-- BEGIN Supplied records --

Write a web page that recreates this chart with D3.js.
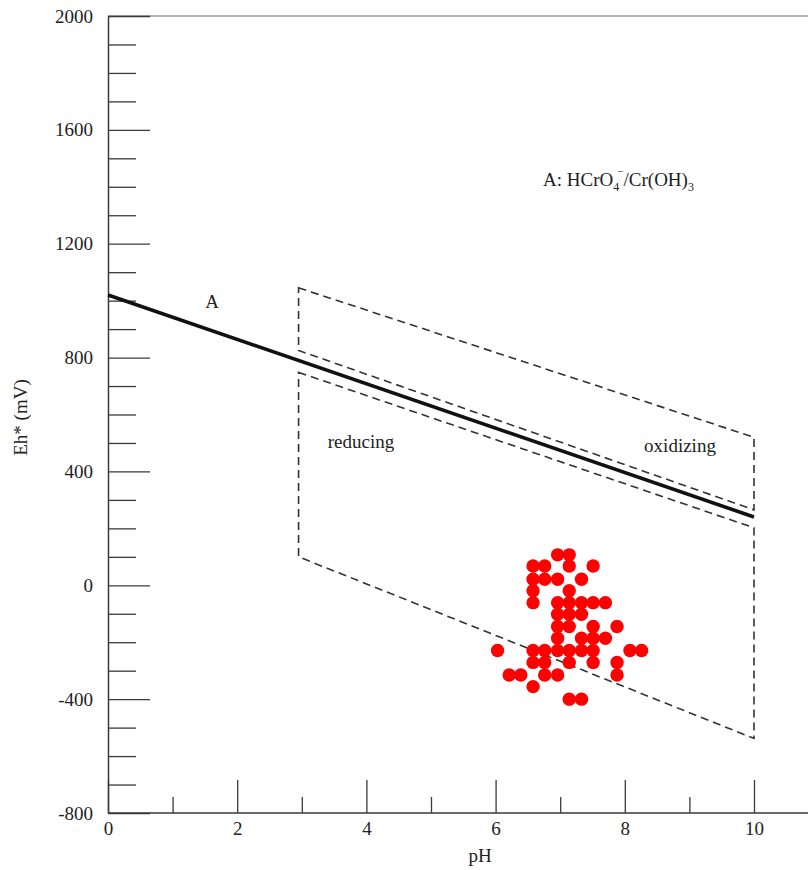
<!DOCTYPE html>
<html>
<head>
<meta charset="utf-8">
<script src="https://cdn.jsdelivr.net/npm/d3@7"></script>
<style>
  html, body { margin: 0; padding: 0; background: #fff; }
  svg { display: block; }
  text { font-family: "Liberation Serif", "DejaVu Serif", serif; fill: #222; }
</style>
</head>
<body>
<svg id="chart" width="808" height="870"></svg>
<script>
// ---- data ----
const phMajorTicks = [0, 2, 4, 6, 8, 10];
const phMinorTicks = [1, 3, 5, 7, 9];
const ehMajorTicks = [-800, -400, 0, 400, 800, 1200, 1600, 2000];
const ehMinorTicks = d3.range(-800, 2001, 100).filter(v => v % 400 !== 0);

const lineA_pH = [0, 10];
const lineA_Eh = [1020, 240];

const boxUpper_pH = [2.95, 10, 10, 2.95];
const boxUpper_Eh = [1045, 520, 265, 825];
const boxLower_pH = [2.95, 10, 10, 2.95];
const boxLower_Eh = [748, 202, -538, 100];

const pointPH = [
  6.96, 7.14,
  6.58, 6.76, 7.14, 7.51,
  6.58, 6.76, 6.96, 7.33,
  6.58, 7.14,
  6.58, 6.96, 7.14, 7.33, 7.51, 7.70,
  6.96, 7.14, 7.33,
  6.96, 7.14, 7.51, 7.88,
  6.96, 7.33, 7.51, 7.70,
  6.03, 6.58, 6.76, 6.96, 7.14, 7.33, 7.51, 8.08, 8.26,
  6.58, 6.76, 7.14, 7.51, 7.88,
  6.21, 6.39, 6.76, 6.96, 7.88,
  6.58,
  7.14, 7.33
];
const pointEh = [
  107, 107,
  68, 68, 68, 68,
  21, 21, 21, 21,
  -19, -19,
  -61, -61, -61, -61, -61, -61,
  -102, -102, -102,
  -145, -145, -145, -145,
  -186, -186, -186, -186,
  -229, -229, -229, -229, -229, -229, -229, -229, -229,
  -271, -271, -271, -271, -271,
  -315, -315, -315, -315, -315,
  -356,
  -400, -400
];

// ---- layout ----
const svg = d3.select("#chart");
const x = d3.scaleLinear().domain([0, 10]).range([108, 754]);
const y = d3.scaleLinear().domain([-800, 2000]).range([813, 16]);

const axisColor = "#3a3a3a";
const plainFmt = d => String(d);

// top border line
svg.append("line")
  .attr("x1", x(0)).attr("x2", 808)
  .attr("y1", y(2000)).attr("y2", y(2000))
  .attr("stroke", "#666").attr("stroke-width", 1.2);

// x axis line extended to the right edge
svg.append("line")
  .attr("x1", x(0)).attr("x2", 808)
  .attr("y1", y(-800)).attr("y2", y(-800))
  .attr("stroke", axisColor).attr("stroke-width", 1.5);

// y axis: minor ticks
svg.append("g")
  .attr("transform", `translate(${x(0)},0)`)
  .call(d3.axisLeft(y).tickValues(ehMinorTicks).tickSize(-28).tickFormat(""))
  .call(g => g.select(".domain").remove())
  .call(g => g.selectAll("line").attr("stroke", axisColor).attr("stroke-width", 1.3));

// y axis: major ticks + labels
svg.append("g")
  .attr("transform", `translate(${x(0)},0)`)
  .call(d3.axisLeft(y).tickValues(ehMajorTicks).tickSize(-42).tickSizeOuter(0)
    .tickPadding(15).tickFormat(plainFmt))
  .call(g => g.select(".domain").attr("stroke", axisColor).attr("stroke-width", 1.5))
  .call(g => g.selectAll("line").attr("stroke", axisColor).attr("stroke-width", 1.3))
  .call(g => g.selectAll("text")
    .style("font-family", "'Liberation Serif', serif")
    .style("font-size", "19px").attr("fill", "#222"));

// x axis: minor ticks
svg.append("g")
  .attr("transform", `translate(0,${y(-800)})`)
  .call(d3.axisBottom(x).tickValues(phMinorTicks).tickSize(-16).tickFormat(""))
  .call(g => g.select(".domain").remove())
  .call(g => g.selectAll("line").attr("stroke", axisColor).attr("stroke-width", 1.3));

// x axis: major ticks + labels
svg.append("g")
  .attr("transform", `translate(0,${y(-800)})`)
  .call(d3.axisBottom(x).tickValues(phMajorTicks).tickSize(-33).tickPadding(9)
    .tickFormat(plainFmt))
  .call(g => g.select(".domain").remove())
  .call(g => g.selectAll("line").attr("stroke", axisColor).attr("stroke-width", 1.3))
  .call(g => g.selectAll("text")
    .style("font-family", "'Liberation Serif', serif")
    .style("font-size", "19px").attr("fill", "#222"));

// axis titles
svg.append("text")
  .attr("x", 480).attr("y", 862)
  .attr("text-anchor", "middle")
  .style("font-size", "19px")
  .text("pH");

svg.append("text")
  .attr("transform", `translate(27,${(378 + 457) / 2}) rotate(-90)`)
  .attr("text-anchor", "middle")
  .style("font-size", "19px")
  .text("Eh* (mV)");

// dashed parallelograms
const poly = (phs, ehs) => "M" + phs.map((p, i) => `${x(p)},${y(ehs[i])}`).join("L") + "Z";
[[boxUpper_pH, boxUpper_Eh], [boxLower_pH, boxLower_Eh]].forEach(([p, e]) => {
  svg.append("path")
    .attr("d", poly(p, e))
    .attr("fill", "none")
    .attr("stroke", "#333")
    .attr("stroke-width", 1.6)
    .attr("stroke-dasharray", "8,5");
});

// line A
svg.append("path")
  .datum(lineA_pH.map((p, i) => [p, lineA_Eh[i]]))
  .attr("d", d3.line().x(d => x(d[0])).y(d => y(d[1])))
  .attr("fill", "none")
  .attr("stroke", "#111")
  .attr("stroke-width", 3.6);

// labels
svg.append("text").attr("x", 212).attr("y", 308).attr("text-anchor", "middle")
  .style("font-size", "19px").text("A");
svg.append("text").attr("x", 361).attr("y", 448).attr("text-anchor", "middle")
  .style("font-size", "19px").text("reducing");
svg.append("text").attr("x", 680).attr("y", 452).attr("text-anchor", "middle")
  .style("font-size", "19px").text("oxidizing");

const lab = svg.append("text").attr("x", 543).attr("y", 186).style("font-size", "19px");
lab.append("tspan").text("A: HCrO");
lab.append("tspan").attr("dy", 5).style("font-size", "12px").text("4");
lab.append("tspan").attr("dy", -13).attr("dx", -2).style("font-size", "12px").text("⁻");
lab.append("tspan").attr("dy", 8).text("/Cr(OH)");
lab.append("tspan").attr("dy", 5).style("font-size", "12px").text("3");

// red points
svg.append("g").selectAll("circle")
  .data(pointPH.map((p, i) => [p, pointEh[i]]))
  .join("circle")
  .attr("cx", d => x(d[0]))
  .attr("cy", d => y(d[1]))
  .attr("r", 6.7)
  .attr("fill", "#ff0000");
</script>
</body>
</html>
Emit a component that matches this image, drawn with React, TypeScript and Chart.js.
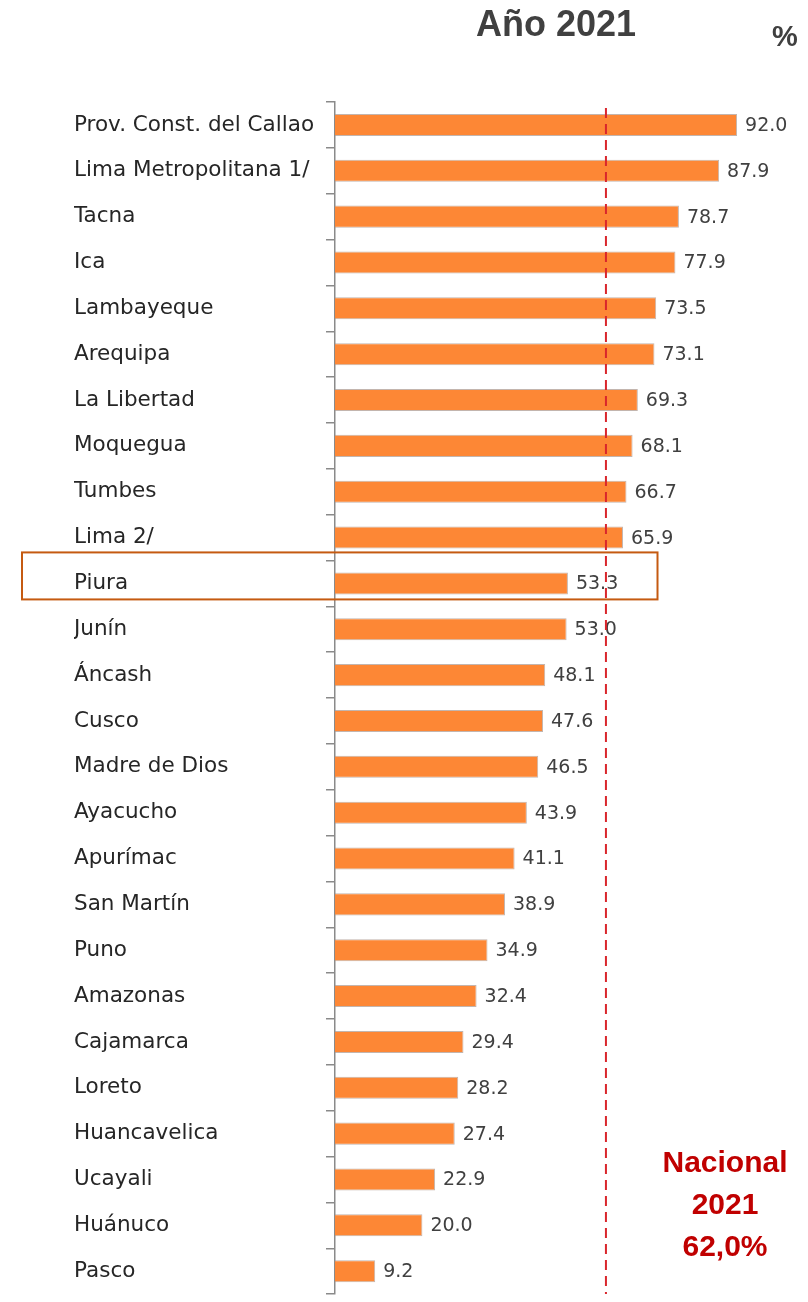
import React, { useEffect, useRef } from "react";
import { Chart, registerables } from "chart.js";

Chart.register(...registerables);

const categories = [
  "Prov. Const. del Callao",
  "Lima Metropolitana 1/",
  "Tacna",
  "Ica",
  "Lambayeque",
  "Arequipa",
  "La Libertad",
  "Moquegua",
  "Tumbes",
  "Lima 2/",
  "Piura",
  "Junín",
  "Áncash",
  "Cusco",
  "Madre de Dios",
  "Ayacucho",
  "Apurímac",
  "San Martín",
  "Puno",
  "Amazonas",
  "Cajamarca",
  "Loreto",
  "Huancavelica",
  "Ucayali",
  "Huánuco",
  "Pasco",
];

const values = [
  92.0, 87.9, 78.7, 77.9, 73.5, 73.1, 69.3, 68.1, 66.7, 65.9, 53.3, 53.0, 48.1,
  47.6, 46.5, 43.9, 41.1, 38.9, 34.9, 32.4, 29.4, 28.2, 27.4, 22.9, 20.0, 9.2,
];

const nationalValue = 62.0;
const highlightCategory = "Piura";
const titleText = "Año 2021";
const unitText = "%";
const nationalLines = ["Nacional", "2021", "62,0%"];

const overlayPlugin = {
  id: "overlay",
  afterDatasetsDraw(chart: any) {
    const { ctx, scales } = chart;
    const x = scales.x;
    const y = scales.y;
    const meta = chart.getDatasetMeta(0);
    ctx.save();
    // value labels
    ctx.font = "19px 'DejaVu Sans', sans-serif";
    ctx.fillStyle = "#404040";
    ctx.textAlign = "left";
    ctx.textBaseline = "middle";
    meta.data.forEach((bar: any, i: number) => {
      ctx.fillText(values[i].toFixed(1), bar.x + 8, bar.y + 1);
    });
    // national dashed line
    const nx = x.getPixelForValue(nationalValue);
    ctx.strokeStyle = "#d9262c";
    ctx.lineWidth = 2;
    ctx.setLineDash([10, 6]);
    ctx.beginPath();
    ctx.moveTo(nx, chart.chartArea.top + 6);
    ctx.lineTo(nx, chart.chartArea.bottom);
    ctx.stroke();
    ctx.setLineDash([]);
    // highlight rectangle
    const hi = categories.indexOf(highlightCategory);
    const cy = y.getPixelForValue(hi);
    ctx.strokeStyle = "#c55a11";
    ctx.lineWidth = 2;
    ctx.strokeRect(22, cy - 31, x.getPixelForValue(73.8) - 22, 47);
    // title texts
    ctx.fillStyle = "#404040";
    ctx.font = "bold 36px 'Liberation Sans', Arial, sans-serif";
    ctx.textAlign = "center";
    ctx.fillText(titleText, 556, 26);
    ctx.font = "bold 29px 'Liberation Sans', Arial, sans-serif";
    ctx.fillText(unitText, 785, 38);
    // national note
    ctx.fillStyle = "#c00000";
    ctx.font = "bold 30px 'Liberation Sans', Arial, sans-serif";
    nationalLines.forEach((t, i) => {
      ctx.fillText(t, 725, 1164 + i * 42);
    });
    ctx.restore();
  },
};

export default function App() {
  const ref = useRef<HTMLCanvasElement>(null);
  useEffect(() => {
    if (!ref.current) return;
    const chart = new Chart(ref.current, {
      type: "bar",
      data: {
        labels: categories,
        datasets: [
          {
            data: values,
            backgroundColor: "#fd8735",
            borderColor: "rgba(170,150,140,0.7)",
            borderWidth: 1,
            borderSkipped: "left",
            categoryPercentage: 1,
            barPercentage: 0.48,
          },
        ],
      },
      options: {
        indexAxis: "y",
        responsive: false,
        animation: false,
        layout: { padding: { left: 74, right: 36, top: 102, bottom: 4 } },
        plugins: {
          legend: { display: false },
          tooltip: { enabled: false },
          title: { display: false },
        },
        scales: {
          x: { display: false, min: 0, max: 100 },
          y: {
            afterFit(scale: any) {
              scale.width = 261;
            },
            border: { display: true, color: "#8a8a8a", width: 1.5 },
            grid: {
              offset: true,
              drawOnChartArea: false,
              drawTicks: true,
              tickLength: 9,
              color: "#8a8a8a",
              lineWidth: 1.5,
            },
            ticks: {
              crossAlign: "far",
              color: "#262626",
              font: { family: "'DejaVu Sans', sans-serif", size: 21.5 },
              autoSkip: false,
            },
          },
        },
      },
      plugins: [overlayPlugin],
    });
    return () => chart.destroy();
  }, []);
  return (
    <div
      style={{
        position: "absolute",
        left: 0,
        top: 0,
        width: 808,
        height: 1302,
        overflow: "hidden",
        background: "#fff",
      }}
    >
      <canvas ref={ref} width={808} height={1310} />
    </div>
  );
}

-- END Supplied records --

Pull every line containing "React" from the data.

Emit a component that matches this image, drawn with React, TypeScript and Chart.js.
import React, { useEffect, useRef } from "react";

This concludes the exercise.